§ **What the task asks**
Select from the data all lines with the word "this".

.....

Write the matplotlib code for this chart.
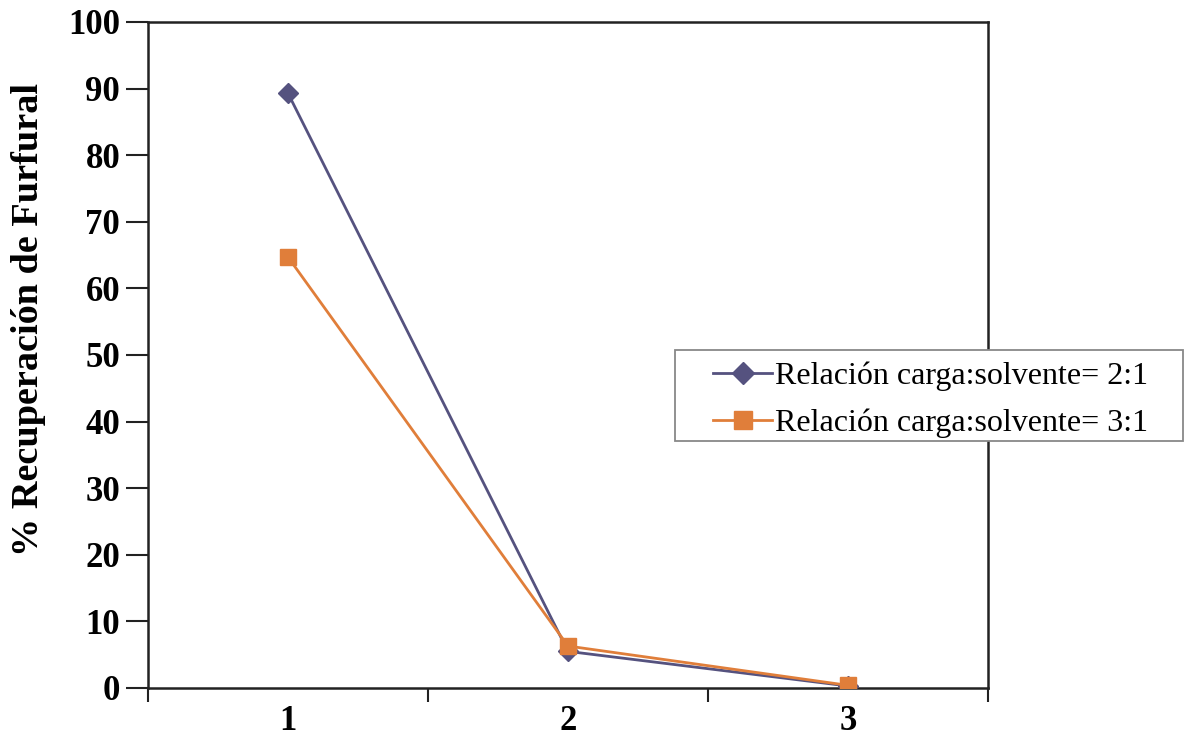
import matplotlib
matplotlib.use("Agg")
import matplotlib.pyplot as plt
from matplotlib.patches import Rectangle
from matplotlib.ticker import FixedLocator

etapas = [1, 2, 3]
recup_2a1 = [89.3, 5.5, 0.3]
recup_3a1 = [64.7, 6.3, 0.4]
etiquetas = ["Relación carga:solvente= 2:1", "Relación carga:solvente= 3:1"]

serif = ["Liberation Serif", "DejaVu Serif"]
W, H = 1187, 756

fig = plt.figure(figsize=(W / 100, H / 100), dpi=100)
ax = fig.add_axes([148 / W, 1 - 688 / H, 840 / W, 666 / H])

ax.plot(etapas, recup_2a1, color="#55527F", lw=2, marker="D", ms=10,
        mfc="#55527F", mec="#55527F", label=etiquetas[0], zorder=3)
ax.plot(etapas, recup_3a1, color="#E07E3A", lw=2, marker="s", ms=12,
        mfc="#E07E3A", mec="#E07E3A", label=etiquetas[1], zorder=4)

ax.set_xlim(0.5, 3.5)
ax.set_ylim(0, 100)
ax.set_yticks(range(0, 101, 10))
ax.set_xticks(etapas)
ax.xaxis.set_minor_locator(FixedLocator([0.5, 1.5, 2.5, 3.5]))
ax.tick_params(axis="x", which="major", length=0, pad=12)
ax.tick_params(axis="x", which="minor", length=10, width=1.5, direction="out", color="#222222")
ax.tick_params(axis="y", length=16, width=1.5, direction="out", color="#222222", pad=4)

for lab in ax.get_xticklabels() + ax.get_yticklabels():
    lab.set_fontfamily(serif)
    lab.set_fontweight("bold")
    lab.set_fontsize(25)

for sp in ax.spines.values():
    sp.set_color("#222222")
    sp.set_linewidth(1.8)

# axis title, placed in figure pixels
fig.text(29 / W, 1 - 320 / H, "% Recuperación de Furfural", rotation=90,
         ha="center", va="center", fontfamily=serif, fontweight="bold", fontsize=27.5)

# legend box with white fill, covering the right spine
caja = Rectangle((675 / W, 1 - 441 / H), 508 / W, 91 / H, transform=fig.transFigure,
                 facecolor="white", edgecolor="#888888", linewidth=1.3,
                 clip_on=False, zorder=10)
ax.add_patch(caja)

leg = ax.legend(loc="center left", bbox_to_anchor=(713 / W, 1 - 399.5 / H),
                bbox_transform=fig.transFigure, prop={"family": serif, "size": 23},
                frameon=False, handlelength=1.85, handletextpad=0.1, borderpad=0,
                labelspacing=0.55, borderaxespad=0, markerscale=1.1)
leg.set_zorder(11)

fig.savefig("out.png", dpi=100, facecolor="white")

.....

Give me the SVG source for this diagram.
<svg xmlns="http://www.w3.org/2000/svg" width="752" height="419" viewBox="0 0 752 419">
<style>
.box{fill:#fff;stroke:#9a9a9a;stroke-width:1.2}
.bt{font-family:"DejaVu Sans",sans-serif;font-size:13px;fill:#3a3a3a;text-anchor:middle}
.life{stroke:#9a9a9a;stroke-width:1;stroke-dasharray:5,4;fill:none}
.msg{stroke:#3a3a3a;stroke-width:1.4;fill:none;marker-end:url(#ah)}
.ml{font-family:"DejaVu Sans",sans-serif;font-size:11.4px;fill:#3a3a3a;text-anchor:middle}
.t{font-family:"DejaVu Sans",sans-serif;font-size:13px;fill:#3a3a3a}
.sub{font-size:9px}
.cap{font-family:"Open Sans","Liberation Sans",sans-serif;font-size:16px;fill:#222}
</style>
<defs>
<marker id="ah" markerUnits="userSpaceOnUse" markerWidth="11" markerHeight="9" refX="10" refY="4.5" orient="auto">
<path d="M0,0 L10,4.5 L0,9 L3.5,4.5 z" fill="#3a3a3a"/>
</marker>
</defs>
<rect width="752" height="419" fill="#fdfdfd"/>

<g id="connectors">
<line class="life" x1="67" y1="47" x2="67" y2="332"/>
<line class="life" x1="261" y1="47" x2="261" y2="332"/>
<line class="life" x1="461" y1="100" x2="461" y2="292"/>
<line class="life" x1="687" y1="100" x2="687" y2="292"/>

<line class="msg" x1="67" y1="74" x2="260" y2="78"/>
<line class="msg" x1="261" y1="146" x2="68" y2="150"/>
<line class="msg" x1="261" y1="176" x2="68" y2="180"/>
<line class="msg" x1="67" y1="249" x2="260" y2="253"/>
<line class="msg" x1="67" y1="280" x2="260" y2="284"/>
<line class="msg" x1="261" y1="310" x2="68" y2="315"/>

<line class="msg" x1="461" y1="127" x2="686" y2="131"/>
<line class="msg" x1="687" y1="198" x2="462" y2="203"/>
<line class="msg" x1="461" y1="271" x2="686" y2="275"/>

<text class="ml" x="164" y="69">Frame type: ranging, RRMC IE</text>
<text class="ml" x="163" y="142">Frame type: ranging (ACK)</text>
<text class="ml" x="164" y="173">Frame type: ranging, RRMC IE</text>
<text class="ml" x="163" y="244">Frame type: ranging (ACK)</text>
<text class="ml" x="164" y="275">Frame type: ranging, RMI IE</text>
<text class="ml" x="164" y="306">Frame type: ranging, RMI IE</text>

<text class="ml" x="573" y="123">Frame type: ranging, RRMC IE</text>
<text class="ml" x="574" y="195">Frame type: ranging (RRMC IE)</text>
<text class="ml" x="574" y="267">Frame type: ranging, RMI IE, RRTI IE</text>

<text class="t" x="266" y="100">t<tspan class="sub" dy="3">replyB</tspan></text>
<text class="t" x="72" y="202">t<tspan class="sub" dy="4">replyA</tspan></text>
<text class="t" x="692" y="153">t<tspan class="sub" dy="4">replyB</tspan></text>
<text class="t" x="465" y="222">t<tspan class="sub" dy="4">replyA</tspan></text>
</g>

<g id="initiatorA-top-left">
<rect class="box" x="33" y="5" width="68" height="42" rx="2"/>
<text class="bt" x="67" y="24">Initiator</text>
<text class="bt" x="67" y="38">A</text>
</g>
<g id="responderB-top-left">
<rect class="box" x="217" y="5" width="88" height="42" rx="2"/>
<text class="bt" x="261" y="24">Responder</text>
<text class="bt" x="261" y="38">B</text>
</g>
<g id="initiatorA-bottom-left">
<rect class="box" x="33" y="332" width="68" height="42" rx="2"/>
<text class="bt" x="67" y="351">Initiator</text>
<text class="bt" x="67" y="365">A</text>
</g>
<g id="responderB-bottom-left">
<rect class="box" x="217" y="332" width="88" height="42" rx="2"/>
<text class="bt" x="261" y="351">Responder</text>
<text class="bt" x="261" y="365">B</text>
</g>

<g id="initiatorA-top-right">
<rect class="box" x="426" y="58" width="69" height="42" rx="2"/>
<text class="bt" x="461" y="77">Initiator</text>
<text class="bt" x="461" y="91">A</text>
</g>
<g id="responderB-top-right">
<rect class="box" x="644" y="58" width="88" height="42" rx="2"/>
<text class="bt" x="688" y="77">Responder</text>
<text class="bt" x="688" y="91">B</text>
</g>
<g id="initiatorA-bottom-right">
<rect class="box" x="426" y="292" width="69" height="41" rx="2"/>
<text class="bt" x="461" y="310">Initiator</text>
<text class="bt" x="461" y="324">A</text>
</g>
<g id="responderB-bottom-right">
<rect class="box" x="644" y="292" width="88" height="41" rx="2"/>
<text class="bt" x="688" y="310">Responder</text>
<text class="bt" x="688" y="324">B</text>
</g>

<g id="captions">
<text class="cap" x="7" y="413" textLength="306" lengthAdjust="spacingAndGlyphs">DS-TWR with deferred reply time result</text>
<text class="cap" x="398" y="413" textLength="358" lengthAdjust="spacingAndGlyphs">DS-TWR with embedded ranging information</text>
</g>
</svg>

.....

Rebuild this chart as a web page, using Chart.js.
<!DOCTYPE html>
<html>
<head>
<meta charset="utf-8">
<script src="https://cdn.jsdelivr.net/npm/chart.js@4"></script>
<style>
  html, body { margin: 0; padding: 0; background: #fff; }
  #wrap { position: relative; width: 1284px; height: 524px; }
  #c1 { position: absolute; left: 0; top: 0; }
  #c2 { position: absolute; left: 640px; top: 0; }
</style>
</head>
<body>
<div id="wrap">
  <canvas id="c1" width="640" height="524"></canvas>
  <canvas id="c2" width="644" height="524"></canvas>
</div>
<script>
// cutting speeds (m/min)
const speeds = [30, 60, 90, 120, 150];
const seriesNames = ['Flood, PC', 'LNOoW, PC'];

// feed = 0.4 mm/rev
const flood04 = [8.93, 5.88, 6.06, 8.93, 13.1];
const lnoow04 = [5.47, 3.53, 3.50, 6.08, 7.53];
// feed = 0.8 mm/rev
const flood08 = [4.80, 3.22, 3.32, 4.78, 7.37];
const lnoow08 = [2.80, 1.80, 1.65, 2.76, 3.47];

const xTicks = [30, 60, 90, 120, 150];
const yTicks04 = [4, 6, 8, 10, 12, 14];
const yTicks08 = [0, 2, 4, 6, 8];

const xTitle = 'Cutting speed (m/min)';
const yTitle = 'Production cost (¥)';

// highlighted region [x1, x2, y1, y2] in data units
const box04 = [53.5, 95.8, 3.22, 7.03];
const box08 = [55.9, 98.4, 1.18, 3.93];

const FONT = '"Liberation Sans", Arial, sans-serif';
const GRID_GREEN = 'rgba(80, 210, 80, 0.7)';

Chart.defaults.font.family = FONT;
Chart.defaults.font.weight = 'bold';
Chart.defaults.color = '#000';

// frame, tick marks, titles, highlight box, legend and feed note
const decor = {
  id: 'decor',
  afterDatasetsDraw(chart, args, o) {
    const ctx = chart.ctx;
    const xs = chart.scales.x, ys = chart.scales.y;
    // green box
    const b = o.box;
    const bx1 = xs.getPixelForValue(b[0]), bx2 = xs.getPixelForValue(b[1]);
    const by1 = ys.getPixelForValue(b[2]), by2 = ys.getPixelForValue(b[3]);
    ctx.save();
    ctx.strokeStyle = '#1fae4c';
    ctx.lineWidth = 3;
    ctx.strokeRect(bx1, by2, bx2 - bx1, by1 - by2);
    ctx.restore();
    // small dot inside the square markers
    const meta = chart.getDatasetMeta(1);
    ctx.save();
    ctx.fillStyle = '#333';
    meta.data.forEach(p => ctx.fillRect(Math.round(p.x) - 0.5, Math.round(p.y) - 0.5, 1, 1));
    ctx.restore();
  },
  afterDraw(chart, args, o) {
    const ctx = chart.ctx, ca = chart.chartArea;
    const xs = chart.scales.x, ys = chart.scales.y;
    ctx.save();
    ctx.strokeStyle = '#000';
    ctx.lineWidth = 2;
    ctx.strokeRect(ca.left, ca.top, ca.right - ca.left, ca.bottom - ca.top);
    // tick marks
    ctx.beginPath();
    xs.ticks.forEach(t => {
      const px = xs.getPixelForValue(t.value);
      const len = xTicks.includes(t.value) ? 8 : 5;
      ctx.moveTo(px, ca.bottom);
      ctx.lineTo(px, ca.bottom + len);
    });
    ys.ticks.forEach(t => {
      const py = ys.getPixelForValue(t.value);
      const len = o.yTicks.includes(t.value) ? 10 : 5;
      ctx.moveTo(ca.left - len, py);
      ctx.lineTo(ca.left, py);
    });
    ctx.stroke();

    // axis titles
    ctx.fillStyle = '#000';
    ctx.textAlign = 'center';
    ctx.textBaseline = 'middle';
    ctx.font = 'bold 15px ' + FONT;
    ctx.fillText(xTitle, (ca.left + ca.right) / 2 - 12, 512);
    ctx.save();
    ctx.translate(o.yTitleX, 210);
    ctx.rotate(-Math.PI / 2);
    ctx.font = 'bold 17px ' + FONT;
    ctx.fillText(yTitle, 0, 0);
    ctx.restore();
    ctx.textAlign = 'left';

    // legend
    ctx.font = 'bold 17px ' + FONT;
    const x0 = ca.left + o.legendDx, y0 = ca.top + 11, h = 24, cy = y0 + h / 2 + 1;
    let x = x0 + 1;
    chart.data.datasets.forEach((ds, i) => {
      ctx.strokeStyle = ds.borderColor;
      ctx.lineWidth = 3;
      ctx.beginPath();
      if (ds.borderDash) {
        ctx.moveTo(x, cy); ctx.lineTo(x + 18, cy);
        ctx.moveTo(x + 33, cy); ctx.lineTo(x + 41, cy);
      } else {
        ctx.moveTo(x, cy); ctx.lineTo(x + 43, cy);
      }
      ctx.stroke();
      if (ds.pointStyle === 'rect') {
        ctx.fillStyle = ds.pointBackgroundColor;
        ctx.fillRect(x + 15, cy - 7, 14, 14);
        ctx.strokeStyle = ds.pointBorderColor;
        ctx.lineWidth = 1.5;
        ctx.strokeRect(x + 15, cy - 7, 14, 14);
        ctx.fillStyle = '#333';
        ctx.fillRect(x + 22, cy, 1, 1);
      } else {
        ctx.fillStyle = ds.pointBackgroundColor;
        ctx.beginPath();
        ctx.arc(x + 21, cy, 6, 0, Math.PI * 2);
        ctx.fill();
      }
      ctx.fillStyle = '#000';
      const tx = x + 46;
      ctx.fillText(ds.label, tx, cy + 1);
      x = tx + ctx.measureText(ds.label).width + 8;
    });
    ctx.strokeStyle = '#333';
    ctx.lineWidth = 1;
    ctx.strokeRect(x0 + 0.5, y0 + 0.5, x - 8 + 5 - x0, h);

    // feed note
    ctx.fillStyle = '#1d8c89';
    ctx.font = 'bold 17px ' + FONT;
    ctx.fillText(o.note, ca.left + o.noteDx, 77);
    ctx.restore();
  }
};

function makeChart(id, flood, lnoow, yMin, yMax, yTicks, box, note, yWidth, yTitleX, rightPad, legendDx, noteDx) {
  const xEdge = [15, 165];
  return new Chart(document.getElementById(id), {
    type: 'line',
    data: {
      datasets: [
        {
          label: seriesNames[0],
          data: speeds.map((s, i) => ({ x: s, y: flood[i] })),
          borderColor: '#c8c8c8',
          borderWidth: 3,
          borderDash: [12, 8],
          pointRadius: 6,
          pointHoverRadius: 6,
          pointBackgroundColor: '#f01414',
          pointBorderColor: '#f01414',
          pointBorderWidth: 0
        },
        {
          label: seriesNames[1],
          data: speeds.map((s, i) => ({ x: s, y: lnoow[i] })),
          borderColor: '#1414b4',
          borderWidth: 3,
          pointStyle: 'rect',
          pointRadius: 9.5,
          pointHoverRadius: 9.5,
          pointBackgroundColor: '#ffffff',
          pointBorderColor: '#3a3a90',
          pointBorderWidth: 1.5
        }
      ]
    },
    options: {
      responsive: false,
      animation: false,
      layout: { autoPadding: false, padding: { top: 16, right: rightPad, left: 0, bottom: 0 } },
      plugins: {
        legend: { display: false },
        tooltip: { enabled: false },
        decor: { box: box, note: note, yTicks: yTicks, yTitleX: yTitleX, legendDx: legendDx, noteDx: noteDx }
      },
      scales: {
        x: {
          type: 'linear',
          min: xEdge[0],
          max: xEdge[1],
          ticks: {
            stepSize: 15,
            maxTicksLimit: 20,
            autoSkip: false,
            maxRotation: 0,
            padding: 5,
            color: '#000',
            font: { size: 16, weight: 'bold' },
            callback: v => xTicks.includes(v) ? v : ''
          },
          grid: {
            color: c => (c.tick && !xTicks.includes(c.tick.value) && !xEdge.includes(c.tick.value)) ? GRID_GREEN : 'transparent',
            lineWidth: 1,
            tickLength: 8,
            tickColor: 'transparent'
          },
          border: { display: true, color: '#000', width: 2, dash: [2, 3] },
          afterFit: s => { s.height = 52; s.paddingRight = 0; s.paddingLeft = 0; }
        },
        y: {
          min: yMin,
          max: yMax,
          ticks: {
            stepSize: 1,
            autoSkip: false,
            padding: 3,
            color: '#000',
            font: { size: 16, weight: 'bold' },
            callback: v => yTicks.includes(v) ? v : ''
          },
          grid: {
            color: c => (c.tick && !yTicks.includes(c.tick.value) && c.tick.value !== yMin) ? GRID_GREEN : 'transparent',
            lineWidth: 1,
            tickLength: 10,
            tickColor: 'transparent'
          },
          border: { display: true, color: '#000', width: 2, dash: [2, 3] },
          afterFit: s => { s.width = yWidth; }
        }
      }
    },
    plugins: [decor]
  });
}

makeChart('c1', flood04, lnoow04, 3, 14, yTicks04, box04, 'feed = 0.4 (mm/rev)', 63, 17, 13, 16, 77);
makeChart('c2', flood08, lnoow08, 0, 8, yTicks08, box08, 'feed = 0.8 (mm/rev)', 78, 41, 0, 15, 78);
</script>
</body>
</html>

.....

§ **Full solution**
Write the matplotlib code for this chart.
Give me the SVG source for this diagram.
Rebuild this chart as a web page, using Chart.js.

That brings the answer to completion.